TASK REQUIREMENTS –
Retype only the lines from the one containing "Generate a Python" through the one containing "import seaborn as sns", both included, word for word. Pictures stay out of the copy.

━━━━━ RECORDS FOR THIS TASK

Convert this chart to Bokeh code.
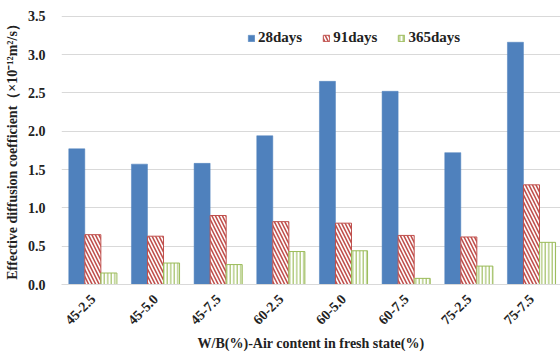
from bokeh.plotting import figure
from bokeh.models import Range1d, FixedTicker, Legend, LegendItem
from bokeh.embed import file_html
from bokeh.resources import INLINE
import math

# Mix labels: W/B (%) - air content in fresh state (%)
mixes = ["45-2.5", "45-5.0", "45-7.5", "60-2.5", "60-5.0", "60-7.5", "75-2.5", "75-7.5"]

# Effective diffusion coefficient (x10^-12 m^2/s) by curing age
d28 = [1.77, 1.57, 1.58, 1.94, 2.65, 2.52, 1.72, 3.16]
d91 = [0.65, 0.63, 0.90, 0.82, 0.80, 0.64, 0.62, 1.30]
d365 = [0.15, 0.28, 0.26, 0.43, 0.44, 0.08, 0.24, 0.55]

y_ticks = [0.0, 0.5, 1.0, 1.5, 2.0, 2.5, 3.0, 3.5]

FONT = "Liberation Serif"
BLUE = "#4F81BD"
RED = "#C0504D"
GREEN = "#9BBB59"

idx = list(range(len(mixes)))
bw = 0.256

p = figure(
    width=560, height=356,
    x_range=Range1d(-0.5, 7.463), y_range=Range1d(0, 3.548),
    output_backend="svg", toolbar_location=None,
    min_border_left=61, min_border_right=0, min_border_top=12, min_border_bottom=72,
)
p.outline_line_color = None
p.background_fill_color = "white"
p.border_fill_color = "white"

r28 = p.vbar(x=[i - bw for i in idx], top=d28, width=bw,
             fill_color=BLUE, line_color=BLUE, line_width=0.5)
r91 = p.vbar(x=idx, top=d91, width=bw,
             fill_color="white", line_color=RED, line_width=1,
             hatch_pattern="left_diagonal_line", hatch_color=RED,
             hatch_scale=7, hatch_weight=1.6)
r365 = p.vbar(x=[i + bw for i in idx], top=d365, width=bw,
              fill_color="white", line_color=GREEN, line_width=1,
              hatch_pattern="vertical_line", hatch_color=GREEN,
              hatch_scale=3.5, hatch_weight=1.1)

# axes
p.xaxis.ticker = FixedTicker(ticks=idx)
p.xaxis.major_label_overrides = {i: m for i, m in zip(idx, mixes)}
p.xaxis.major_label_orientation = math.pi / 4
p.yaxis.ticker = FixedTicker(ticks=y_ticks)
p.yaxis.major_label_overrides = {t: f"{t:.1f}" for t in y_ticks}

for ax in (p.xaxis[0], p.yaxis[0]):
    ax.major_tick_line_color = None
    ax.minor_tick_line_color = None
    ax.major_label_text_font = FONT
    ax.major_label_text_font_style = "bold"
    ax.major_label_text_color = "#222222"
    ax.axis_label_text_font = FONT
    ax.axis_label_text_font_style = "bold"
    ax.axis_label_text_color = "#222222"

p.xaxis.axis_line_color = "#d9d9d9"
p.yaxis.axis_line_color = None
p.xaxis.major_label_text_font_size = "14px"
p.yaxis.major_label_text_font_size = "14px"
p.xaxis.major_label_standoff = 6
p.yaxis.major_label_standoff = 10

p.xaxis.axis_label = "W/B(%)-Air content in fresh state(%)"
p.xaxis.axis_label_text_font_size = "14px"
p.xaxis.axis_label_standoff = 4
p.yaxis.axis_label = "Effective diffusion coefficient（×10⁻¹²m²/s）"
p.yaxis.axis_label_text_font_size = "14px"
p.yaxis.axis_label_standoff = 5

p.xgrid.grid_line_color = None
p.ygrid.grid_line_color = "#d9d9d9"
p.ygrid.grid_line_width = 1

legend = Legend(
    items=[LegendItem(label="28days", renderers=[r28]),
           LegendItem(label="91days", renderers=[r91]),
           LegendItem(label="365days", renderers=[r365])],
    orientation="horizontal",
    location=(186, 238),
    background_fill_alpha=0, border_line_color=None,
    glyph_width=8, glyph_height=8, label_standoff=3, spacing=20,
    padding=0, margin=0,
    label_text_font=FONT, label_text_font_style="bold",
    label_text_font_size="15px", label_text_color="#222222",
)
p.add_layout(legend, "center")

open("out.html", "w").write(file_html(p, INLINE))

━━━━━━━━━━
━━━━━ RECORDS FOR THIS TASK

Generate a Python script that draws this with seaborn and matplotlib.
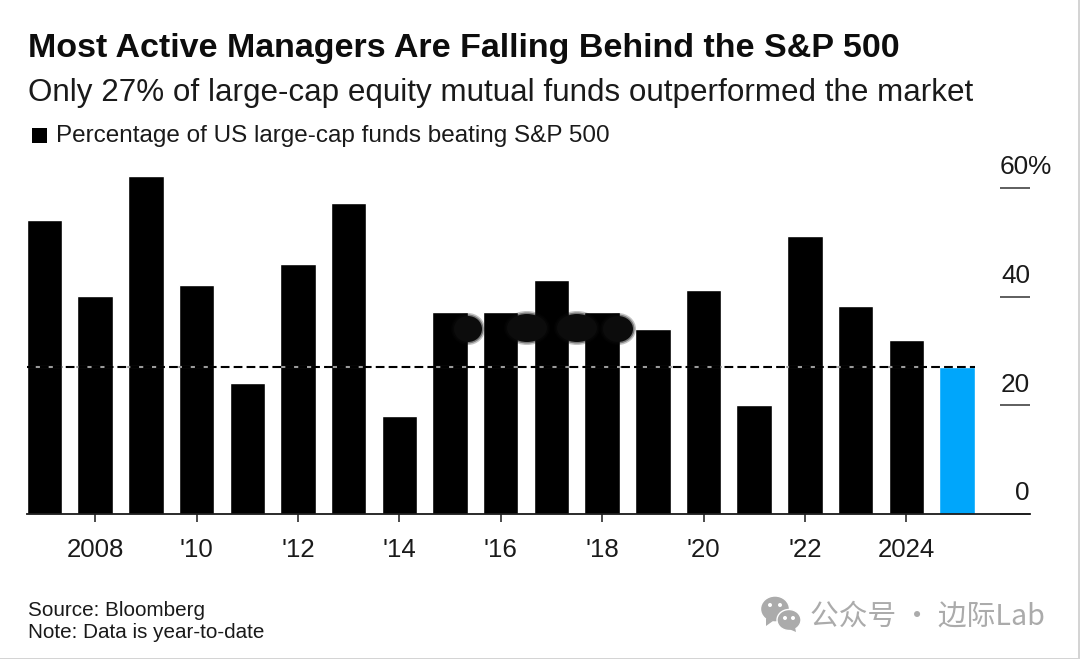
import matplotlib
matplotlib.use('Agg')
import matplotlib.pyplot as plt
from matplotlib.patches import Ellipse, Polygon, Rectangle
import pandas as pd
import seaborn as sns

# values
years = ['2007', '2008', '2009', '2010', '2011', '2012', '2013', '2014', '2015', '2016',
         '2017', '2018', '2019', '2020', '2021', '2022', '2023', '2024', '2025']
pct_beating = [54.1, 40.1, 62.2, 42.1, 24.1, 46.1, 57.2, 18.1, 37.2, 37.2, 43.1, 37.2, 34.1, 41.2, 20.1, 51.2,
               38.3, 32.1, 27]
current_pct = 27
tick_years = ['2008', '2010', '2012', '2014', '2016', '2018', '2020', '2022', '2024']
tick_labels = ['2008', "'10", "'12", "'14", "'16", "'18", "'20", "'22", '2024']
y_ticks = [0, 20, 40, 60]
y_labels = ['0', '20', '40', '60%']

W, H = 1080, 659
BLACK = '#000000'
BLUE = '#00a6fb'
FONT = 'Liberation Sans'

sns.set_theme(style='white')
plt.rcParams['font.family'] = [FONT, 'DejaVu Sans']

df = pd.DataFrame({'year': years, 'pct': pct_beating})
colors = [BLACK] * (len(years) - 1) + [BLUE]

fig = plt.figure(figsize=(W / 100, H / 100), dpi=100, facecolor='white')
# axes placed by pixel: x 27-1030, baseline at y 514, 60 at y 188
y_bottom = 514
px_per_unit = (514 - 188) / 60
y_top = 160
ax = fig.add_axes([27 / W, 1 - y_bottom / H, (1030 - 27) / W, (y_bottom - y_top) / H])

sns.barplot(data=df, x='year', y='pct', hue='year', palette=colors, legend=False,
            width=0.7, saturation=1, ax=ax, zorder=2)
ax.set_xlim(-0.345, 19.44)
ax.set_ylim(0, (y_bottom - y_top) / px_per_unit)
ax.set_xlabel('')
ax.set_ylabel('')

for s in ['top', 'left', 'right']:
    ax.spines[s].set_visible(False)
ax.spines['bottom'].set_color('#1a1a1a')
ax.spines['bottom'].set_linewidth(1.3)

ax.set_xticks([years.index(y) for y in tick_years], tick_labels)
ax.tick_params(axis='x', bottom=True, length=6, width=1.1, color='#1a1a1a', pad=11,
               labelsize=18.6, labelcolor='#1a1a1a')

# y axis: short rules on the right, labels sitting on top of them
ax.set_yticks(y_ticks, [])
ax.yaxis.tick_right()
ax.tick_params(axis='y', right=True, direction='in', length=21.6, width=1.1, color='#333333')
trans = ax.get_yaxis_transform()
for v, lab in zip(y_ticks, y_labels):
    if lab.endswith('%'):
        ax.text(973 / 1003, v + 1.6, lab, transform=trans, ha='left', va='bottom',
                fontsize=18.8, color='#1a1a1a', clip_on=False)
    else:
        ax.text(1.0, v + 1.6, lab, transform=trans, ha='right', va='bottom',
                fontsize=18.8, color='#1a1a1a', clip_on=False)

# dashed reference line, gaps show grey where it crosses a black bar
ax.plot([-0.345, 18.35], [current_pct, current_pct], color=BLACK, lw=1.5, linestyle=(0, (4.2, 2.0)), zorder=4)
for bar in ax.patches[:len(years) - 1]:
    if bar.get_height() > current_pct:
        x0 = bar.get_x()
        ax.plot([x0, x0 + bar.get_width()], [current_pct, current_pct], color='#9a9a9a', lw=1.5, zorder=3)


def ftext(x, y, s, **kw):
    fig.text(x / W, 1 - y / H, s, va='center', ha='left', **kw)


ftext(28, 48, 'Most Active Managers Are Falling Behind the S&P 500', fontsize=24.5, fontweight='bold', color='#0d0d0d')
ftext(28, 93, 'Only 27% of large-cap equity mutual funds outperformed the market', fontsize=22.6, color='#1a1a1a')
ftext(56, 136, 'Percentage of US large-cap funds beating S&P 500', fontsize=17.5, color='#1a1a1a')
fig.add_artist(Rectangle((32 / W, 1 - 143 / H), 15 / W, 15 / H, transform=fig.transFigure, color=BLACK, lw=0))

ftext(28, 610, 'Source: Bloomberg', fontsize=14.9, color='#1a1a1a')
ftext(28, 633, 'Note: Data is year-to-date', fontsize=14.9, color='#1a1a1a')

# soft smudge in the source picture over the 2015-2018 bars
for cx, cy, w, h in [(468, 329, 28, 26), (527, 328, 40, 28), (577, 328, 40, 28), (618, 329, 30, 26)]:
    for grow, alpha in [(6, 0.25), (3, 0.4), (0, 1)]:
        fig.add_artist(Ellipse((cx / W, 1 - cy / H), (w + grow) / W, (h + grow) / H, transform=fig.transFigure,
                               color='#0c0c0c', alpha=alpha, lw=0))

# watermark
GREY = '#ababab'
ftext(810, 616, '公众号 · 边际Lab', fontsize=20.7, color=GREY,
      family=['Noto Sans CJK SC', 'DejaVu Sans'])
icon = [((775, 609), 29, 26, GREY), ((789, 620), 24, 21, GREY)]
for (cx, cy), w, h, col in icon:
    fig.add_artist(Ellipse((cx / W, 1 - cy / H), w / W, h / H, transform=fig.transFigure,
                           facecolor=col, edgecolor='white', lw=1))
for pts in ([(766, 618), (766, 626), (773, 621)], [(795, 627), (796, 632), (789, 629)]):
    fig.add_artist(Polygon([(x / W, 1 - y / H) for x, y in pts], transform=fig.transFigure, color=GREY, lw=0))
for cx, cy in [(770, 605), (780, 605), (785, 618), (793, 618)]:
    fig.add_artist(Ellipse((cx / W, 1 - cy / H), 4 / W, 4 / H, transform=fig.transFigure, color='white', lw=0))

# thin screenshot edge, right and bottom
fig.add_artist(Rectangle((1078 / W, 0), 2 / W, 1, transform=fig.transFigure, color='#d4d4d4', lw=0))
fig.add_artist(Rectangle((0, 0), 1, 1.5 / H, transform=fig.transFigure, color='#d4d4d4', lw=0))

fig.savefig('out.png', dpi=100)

━━━━━━━━━━

THE SOLUTION –
Generate a Python script that draws this with seaborn and matplotlib.
import matplotlib
matplotlib.use('Agg')
import matplotlib.pyplot as plt
from matplotlib.patches import Ellipse, Polygon, Rectangle
import pandas as pd
import seaborn as sns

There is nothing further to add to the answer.